One of my favorite passages from Lewis on the Incarnation is in his book Miracles. In his chapter “The Grand Miracle,” published later as an essay, Lewis describes the birth of Christ as the way we are able to make sense of the whole of reality. It is like the missing piece of a novel, he says, that, once found, brings the entire plot together.
Now that I’ve whetted your appetite, here’s an excerpt from Lewis and a sketch video:
“But you cannot possibly do that with Christianity, because the Christian story is precisely the story of one grand miracle, the Christian assertion being that what is beyond all space and time, which is uncreated, eternal, came into Nature, into human nature, descended into His own universe, and rose again, bringing Nature up with Him. It is precisely one great miracle. If you take that away there is nothing specifically Christian left. There may be many admirable human things which Christianity shares with all other systems in the world, but there would be nothing specifically Christian.
Conversely, once you have accepted that, then you will see that all well-established Christian miracles are part of it.
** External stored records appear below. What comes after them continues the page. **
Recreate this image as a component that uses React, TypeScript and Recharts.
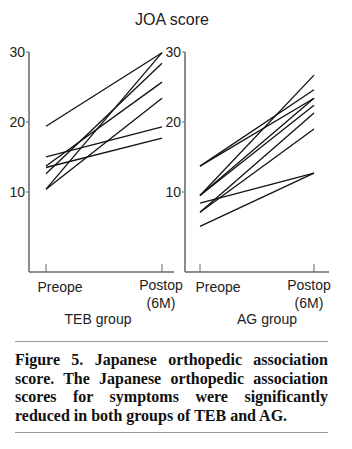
import { LineChart, Line, XAxis, YAxis } from 'recharts'

// time points: 0 = Preope, 1 = Postop (6M)
const stages = [0, 1]
const stageLabels = ['Preope', 'Postop', '(6M)']
const yTicks = [10, 20, 30]

// JOA score per patient, TEB group
const tebPre = [19.4, 10.4, 10.4, 12.6, 13.7, 15.0, 13.5]
const tebPost = [29.9, 29.9, 23.4, 28.4, 25.7, 19.3, 17.7]

// JOA score per patient, AG group
const agPre = [13.7, 13.7, 9.5, 9.5, 9.5, 8.4, 7.1, 7.1, 5.1]
const agPost = [24.6, 23.4, 26.7, 23.4, 22.4, 12.7, 21.3, 19.0, 12.7]

const captionLines = [
  'Figure 5. Japanese orthopedic association',
  'score. The Japanese orthopedic association',
  'scores for symptoms were significantly',
  'reduced in both groups of TEB and AG.'
]

function buildRows(pre: number[], post: number[]) {
  return stages.map((t, i) => {
    const row: Record<string, number> = { t }
    const src = i === 0 ? pre : post
    src.forEach((v, k) => {
      row['p' + k] = v
    })
    return row
  })
}

const sans = '"Liberation Sans", Arial, sans-serif'
const axisColor = '#666'

interface PanelProps {
  pre: number[]
  post: number[]
  left: number
  width: number
  yAxisWidth: number
  marginRight: number
  xDomain: [number, number]
}

function Panel({ pre, post, left, width, yAxisWidth, marginRight, xDomain }: PanelProps) {
  const rows = buildRows(pre, post)
  return (
    <div style={{ position: 'absolute', left, top: 0 }}>
      <LineChart
        width={width}
        height={280}
        data={rows}
        margin={{ top: 52, right: marginRight, left: 0, bottom: 0 }}
      >
        <XAxis
          dataKey="t"
          type="number"
          domain={xDomain}
          ticks={stages}
          allowDataOverflow
          height={8}
          // labels are placed by hand below, only the inward tick marks stay
          tick={() => <g />}
          tickSize={-8}
          axisLine={{ stroke: axisColor, strokeWidth: 1.5 }}
          tickLine={{ stroke: axisColor, strokeWidth: 1 }}
        />
        <YAxis
          type="number"
          domain={[-1.43, 30]}
          ticks={yTicks}
          allowDataOverflow
          width={yAxisWidth}
          tickSize={3}
          tickMargin={1}
          tick={{ fontSize: 14, fill: '#222', fontFamily: sans }}
          axisLine={{ stroke: axisColor, strokeWidth: 1.5 }}
          tickLine={{ stroke: axisColor, strokeWidth: 1 }}
        />
        {pre.map((_, k) => (
          <Line
            key={k}
            dataKey={'p' + k}
            type="linear"
            stroke="#111"
            strokeWidth={1.3}
            dot={false}
            isAnimationActive={false}
          />
        ))}
      </LineChart>
    </div>
  )
}

function Label({ x, y, text, size = 14 }: { x: number; y: number; text: string; size?: number }) {
  return (
    <div
      style={{
        position: 'absolute',
        left: x,
        top: y,
        transform: 'translate(-50%, -50%)',
        fontFamily: sans,
        fontSize: size,
        color: '#222',
        whiteSpace: 'nowrap',
        lineHeight: 1
      }}
    >
      {text}
    </div>
  )
}

export default function App() {
  return (
    <div
      style={{
        position: 'absolute',
        left: 0,
        top: 0,
        width: 352,
        height: 449,
        background: '#fff',
        overflow: 'hidden'
      }}
    >
      <Label x={172} y={20} text="JOA score" size={16} />

      <Panel
        pre={tebPre}
        post={tebPost}
        left={0}
        width={176}
        yAxisWidth={29}
        marginRight={2}
        xDomain={[-0.1466, 1.1034]}
      />
      <Panel
        pre={agPre}
        post={agPost}
        left={150}
        width={202}
        yAxisWidth={35}
        marginRight={23}
        xDomain={[-0.1316, 1.1316]}
      />

      <Label x={60} y={287} text={stageLabels[0]} />
      <Label x={161} y={285} text={stageLabels[1]} />
      <Label x={161} y={303} text={stageLabels[2]} />
      <Label x={98} y={319} text="TEB group" />

      <Label x={218} y={287} text={stageLabels[0]} />
      <Label x={309} y={285} text={stageLabels[1]} />
      <Label x={309} y={303} text={stageLabels[2]} />
      <Label x={267} y={319} text="AG group" />

      <div style={{ position: 'absolute', left: 15, top: 341, width: 313, height: 1, background: '#999' }} />
      <div
        style={{
          position: 'absolute',
          left: 15,
          top: 351,
          width: 313,
          fontFamily: '"Liberation Serif", "Times New Roman", serif',
          fontWeight: 'bold',
          fontSize: 16,
          lineHeight: '18.5px',
          letterSpacing: 0,
          color: '#111'
        }}
      >
        {captionLines.map((line, i) => (
          <div
            key={i}
            style={{
              textAlign: 'justify',
              textAlignLast: i < captionLines.length - 1 ? 'justify' : 'left'
            }}
          >
            {line}
          </div>
        ))}
      </div>
      <div style={{ position: 'absolute', left: 15, top: 432, width: 313, height: 1, background: '#999' }} />
    </div>
  )
}
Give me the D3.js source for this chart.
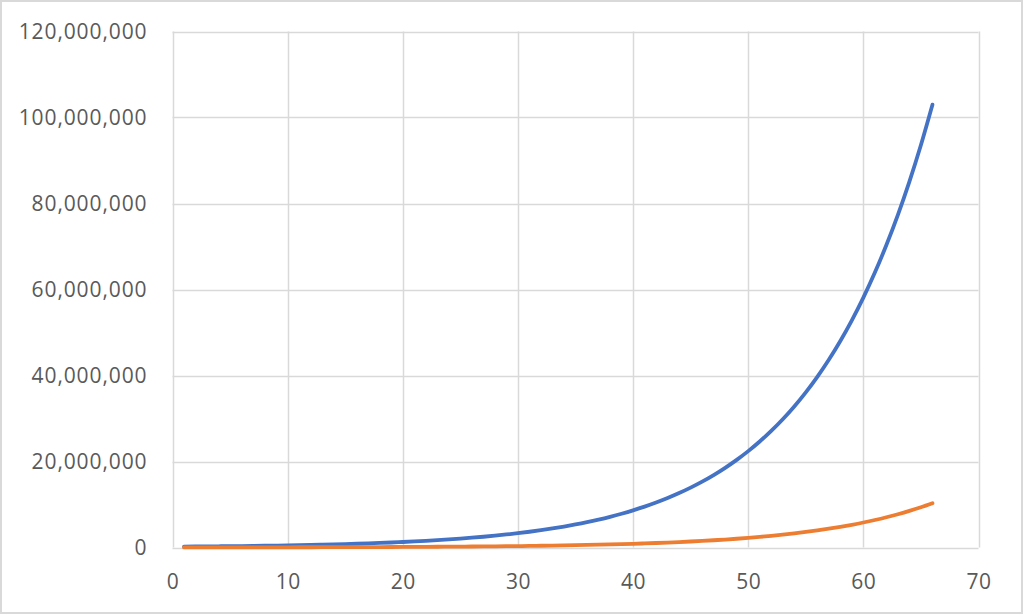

That they all either prepare for, or exhibit, or result from the Incarnation. Just like every natural event exhibits the total character of the natural universe at a particular point in space of time, so every miracle exhibits the character of the Incarnation.
Now, if one asks whether that central grand miracle in Christianity is itself probable or improbable, of course, quite clearly you cannot be applying Hume’s kind of probability. You cannot mean a probability based on statistics according to which the more often a thing has happened, the more likely it is to happen again (the more often you get indigestion from eating a certain food, the more probable it is, if you eat it again, that you will again have indigestion).
Certainly the Incarnation cannot be probable in that sense. It is of its very nature to have happened only once. But then it is of the very nature of the history of this world to have happened only once; and if the Incarnation happened at all, it is the central chapter of that history. It is improbable in the same way in which the whole of nature is improbable, because it is only there once, and will happen only once. So one must apply to it a quite different kind of standard. I think we are rather in this position.
Supposing you had before you a manuscript of some great work, either a symphony or a novel. There then comes to you a person, saying, ‘Here is a new bit of the manuscript that I found; it is the central passage of that symphony, or the central chapter of that novel. The text is incomplete without it. I have got the missing passage which is really the center of the whole work.’ The only thing you could do would be to put this new piece of the manuscript in that central position, and then see how it reacted on the whole of the rest of the work.
If it constantly brought out new meanings from the whole of the rest of the work, if it made you notice things in the rest of the work which you had not noticed before, then I think you would decide that it was authentic. On the other hand, if it failed to do that, then, however attractive it was in itself, you would reject it.”